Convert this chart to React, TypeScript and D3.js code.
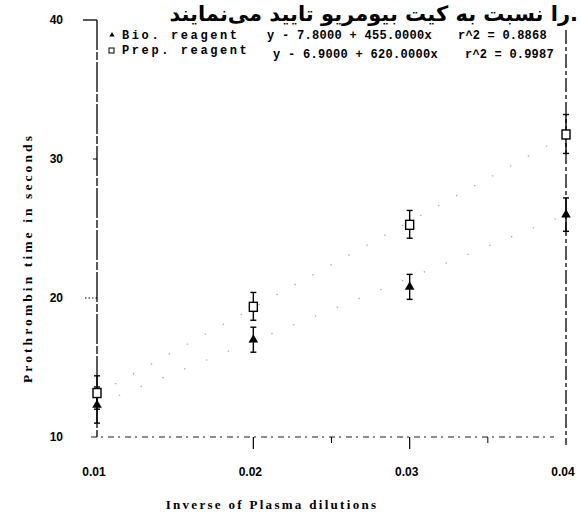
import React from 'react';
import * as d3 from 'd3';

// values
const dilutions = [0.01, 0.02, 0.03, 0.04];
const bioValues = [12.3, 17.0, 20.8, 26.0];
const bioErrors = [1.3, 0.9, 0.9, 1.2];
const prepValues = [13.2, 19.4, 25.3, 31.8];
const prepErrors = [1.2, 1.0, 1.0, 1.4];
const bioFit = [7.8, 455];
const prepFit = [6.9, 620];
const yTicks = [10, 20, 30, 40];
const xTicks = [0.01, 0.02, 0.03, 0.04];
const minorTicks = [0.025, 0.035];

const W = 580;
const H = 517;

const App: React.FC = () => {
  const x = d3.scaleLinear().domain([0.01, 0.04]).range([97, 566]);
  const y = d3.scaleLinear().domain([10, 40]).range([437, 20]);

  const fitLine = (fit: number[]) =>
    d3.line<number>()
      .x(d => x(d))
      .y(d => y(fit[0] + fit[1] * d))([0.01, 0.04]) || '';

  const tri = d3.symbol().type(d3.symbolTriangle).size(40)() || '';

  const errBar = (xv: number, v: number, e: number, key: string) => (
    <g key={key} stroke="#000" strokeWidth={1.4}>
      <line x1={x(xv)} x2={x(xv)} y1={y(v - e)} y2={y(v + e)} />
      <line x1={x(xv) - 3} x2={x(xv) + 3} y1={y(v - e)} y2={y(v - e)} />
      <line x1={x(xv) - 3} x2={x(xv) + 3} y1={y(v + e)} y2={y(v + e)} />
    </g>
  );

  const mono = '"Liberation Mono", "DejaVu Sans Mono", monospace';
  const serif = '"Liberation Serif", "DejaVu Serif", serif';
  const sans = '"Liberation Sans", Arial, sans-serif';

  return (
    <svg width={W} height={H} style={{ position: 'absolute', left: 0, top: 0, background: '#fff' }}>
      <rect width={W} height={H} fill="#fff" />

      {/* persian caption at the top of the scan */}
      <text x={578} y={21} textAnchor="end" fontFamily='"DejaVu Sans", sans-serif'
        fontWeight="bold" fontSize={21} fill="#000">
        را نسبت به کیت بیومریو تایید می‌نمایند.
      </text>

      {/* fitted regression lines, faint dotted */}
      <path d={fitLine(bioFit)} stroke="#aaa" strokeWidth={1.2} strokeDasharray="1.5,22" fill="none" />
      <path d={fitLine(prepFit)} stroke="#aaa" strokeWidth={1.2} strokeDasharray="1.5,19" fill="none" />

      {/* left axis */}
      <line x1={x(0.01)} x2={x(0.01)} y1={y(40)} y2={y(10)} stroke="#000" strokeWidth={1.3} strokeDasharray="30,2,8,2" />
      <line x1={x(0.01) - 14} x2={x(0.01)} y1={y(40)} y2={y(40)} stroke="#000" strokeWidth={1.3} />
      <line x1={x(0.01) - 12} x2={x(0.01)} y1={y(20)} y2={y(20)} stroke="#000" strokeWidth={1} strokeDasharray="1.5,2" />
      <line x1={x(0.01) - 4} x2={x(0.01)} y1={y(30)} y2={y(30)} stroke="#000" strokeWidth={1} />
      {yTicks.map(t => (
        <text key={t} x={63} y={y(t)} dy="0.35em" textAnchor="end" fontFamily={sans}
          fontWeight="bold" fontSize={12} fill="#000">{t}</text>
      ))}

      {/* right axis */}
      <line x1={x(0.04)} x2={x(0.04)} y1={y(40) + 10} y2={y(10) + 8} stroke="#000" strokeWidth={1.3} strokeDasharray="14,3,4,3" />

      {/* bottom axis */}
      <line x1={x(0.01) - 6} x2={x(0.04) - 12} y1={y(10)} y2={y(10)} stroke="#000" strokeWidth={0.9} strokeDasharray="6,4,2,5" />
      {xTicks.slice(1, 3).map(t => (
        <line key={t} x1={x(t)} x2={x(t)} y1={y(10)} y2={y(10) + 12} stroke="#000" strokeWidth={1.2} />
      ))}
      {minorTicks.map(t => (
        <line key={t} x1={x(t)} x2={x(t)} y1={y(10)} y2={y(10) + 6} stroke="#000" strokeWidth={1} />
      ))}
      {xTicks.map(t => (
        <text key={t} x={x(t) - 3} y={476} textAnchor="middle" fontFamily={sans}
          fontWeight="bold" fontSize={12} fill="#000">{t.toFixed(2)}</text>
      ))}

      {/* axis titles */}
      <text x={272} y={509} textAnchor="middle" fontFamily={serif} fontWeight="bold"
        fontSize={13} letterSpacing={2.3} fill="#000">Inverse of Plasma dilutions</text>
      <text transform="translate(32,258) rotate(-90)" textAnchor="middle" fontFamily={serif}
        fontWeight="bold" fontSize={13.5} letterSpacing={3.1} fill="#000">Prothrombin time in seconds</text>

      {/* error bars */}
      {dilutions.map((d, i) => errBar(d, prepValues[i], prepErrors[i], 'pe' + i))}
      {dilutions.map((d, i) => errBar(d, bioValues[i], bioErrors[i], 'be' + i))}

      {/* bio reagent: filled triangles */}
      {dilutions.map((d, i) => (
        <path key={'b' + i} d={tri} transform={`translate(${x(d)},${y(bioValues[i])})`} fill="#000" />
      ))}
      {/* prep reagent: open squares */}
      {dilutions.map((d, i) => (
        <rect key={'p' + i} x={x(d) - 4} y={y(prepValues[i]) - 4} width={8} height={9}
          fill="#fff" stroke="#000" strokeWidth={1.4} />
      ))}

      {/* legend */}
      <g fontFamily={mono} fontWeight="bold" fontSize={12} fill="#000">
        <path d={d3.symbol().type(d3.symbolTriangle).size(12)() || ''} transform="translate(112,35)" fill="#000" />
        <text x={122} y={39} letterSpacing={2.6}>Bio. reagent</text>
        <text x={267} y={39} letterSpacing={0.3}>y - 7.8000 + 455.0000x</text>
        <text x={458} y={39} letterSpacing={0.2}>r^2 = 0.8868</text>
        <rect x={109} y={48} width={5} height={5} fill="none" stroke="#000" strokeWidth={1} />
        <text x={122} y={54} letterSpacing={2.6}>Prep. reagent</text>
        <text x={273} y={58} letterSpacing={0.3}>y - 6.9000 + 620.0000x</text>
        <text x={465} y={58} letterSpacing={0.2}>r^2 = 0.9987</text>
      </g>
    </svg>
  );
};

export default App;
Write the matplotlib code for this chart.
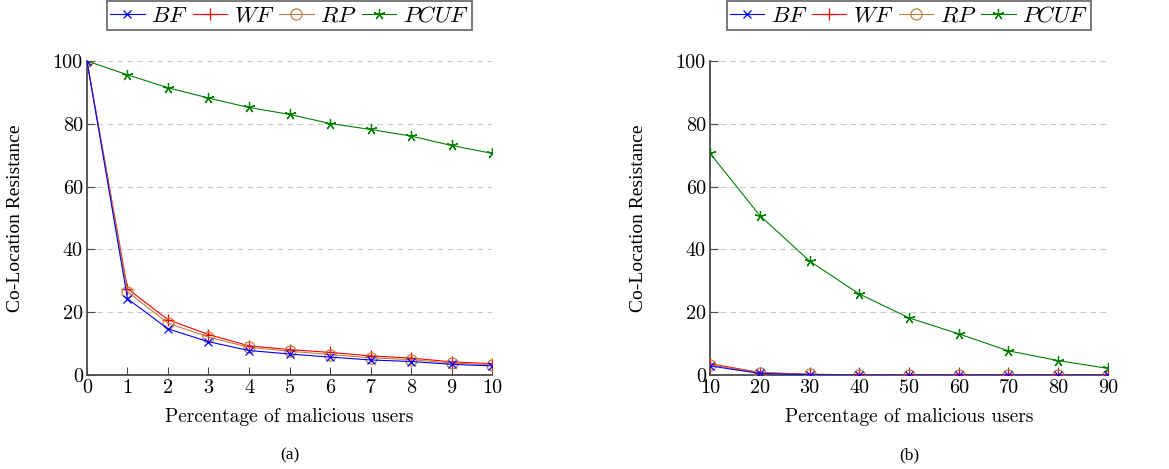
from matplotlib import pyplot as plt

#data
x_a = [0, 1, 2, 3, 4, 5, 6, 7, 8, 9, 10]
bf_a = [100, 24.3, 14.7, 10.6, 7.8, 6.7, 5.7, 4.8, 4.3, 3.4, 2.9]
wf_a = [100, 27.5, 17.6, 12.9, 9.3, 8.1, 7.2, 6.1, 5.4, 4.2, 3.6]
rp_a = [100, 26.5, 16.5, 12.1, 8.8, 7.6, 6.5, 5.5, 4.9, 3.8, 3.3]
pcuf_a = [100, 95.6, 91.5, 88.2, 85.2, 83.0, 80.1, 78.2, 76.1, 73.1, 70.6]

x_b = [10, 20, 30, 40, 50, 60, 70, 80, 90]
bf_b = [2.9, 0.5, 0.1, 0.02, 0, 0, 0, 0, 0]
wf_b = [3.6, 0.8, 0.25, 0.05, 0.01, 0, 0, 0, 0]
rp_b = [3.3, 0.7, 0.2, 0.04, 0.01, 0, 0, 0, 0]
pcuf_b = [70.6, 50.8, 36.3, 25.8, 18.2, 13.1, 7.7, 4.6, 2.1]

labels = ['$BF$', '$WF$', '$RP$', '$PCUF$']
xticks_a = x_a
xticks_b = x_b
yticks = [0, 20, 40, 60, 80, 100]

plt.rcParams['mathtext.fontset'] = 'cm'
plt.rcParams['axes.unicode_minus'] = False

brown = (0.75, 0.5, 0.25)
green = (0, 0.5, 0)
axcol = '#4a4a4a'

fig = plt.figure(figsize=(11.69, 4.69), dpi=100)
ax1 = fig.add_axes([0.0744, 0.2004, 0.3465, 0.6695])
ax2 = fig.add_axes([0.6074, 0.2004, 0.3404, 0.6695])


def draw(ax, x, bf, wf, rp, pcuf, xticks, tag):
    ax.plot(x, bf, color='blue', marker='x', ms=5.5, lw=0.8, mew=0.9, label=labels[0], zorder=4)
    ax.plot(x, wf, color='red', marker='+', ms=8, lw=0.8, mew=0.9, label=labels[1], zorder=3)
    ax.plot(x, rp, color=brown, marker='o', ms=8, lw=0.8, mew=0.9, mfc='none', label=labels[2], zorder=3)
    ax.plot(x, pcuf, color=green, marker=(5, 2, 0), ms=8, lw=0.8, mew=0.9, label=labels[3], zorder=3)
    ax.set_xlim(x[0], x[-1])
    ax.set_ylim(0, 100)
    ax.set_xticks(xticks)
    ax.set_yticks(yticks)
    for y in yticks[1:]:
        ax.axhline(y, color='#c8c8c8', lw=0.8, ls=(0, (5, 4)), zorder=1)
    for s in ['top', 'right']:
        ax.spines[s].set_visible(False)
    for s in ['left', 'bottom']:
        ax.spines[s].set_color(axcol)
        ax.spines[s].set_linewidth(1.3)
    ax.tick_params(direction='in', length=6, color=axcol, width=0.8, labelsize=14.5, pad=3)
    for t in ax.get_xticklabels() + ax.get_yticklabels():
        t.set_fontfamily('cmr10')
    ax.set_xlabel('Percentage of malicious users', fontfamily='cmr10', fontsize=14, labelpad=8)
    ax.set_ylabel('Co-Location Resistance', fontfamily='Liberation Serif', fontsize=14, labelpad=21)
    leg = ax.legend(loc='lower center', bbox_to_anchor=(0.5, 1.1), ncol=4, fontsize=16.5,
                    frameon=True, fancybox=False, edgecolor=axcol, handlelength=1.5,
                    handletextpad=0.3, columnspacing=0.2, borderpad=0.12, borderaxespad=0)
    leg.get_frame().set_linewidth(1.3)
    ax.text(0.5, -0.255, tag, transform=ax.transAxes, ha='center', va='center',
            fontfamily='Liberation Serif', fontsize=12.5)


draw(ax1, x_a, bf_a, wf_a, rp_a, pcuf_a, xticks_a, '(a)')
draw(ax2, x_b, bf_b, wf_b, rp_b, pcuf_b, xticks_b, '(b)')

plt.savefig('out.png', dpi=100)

───

* [EXERCISE PROMPT]: From the material above, reproduce only what runs from the line holding "Write the matplotlib code for this chart." down to the line holding "ax2 = fig.add_axes([0.6074, 0.2004, 0.3404, 0.6695])", both included, pictures excluded.

* [CORRECT ANSWER]:
Write the matplotlib code for this chart.
from matplotlib import pyplot as plt

#data
x_a = [0, 1, 2, 3, 4, 5, 6, 7, 8, 9, 10]
bf_a = [100, 24.3, 14.7, 10.6, 7.8, 6.7, 5.7, 4.8, 4.3, 3.4, 2.9]
wf_a = [100, 27.5, 17.6, 12.9, 9.3, 8.1, 7.2, 6.1, 5.4, 4.2, 3.6]
rp_a = [100, 26.5, 16.5, 12.1, 8.8, 7.6, 6.5, 5.5, 4.9, 3.8, 3.3]
pcuf_a = [100, 95.6, 91.5, 88.2, 85.2, 83.0, 80.1, 78.2, 76.1, 73.1, 70.6]

x_b = [10, 20, 30, 40, 50, 60, 70, 80, 90]
bf_b = [2.9, 0.5, 0.1, 0.02, 0, 0, 0, 0, 0]
wf_b = [3.6, 0.8, 0.25, 0.05, 0.01, 0, 0, 0, 0]
rp_b = [3.3, 0.7, 0.2, 0.04, 0.01, 0, 0, 0, 0]
pcuf_b = [70.6, 50.8, 36.3, 25.8, 18.2, 13.1, 7.7, 4.6, 2.1]

labels = ['$BF$', '$WF$', '$RP$', '$PCUF$']
xticks_a = x_a
xticks_b = x_b
yticks = [0, 20, 40, 60, 80, 100]

plt.rcParams['mathtext.fontset'] = 'cm'
plt.rcParams['axes.unicode_minus'] = False

brown = (0.75, 0.5, 0.25)
green = (0, 0.5, 0)
axcol = '#4a4a4a'

fig = plt.figure(figsize=(11.69, 4.69), dpi=100)
ax1 = fig.add_axes([0.0744, 0.2004, 0.3465, 0.6695])
ax2 = fig.add_axes([0.6074, 0.2004, 0.3404, 0.6695])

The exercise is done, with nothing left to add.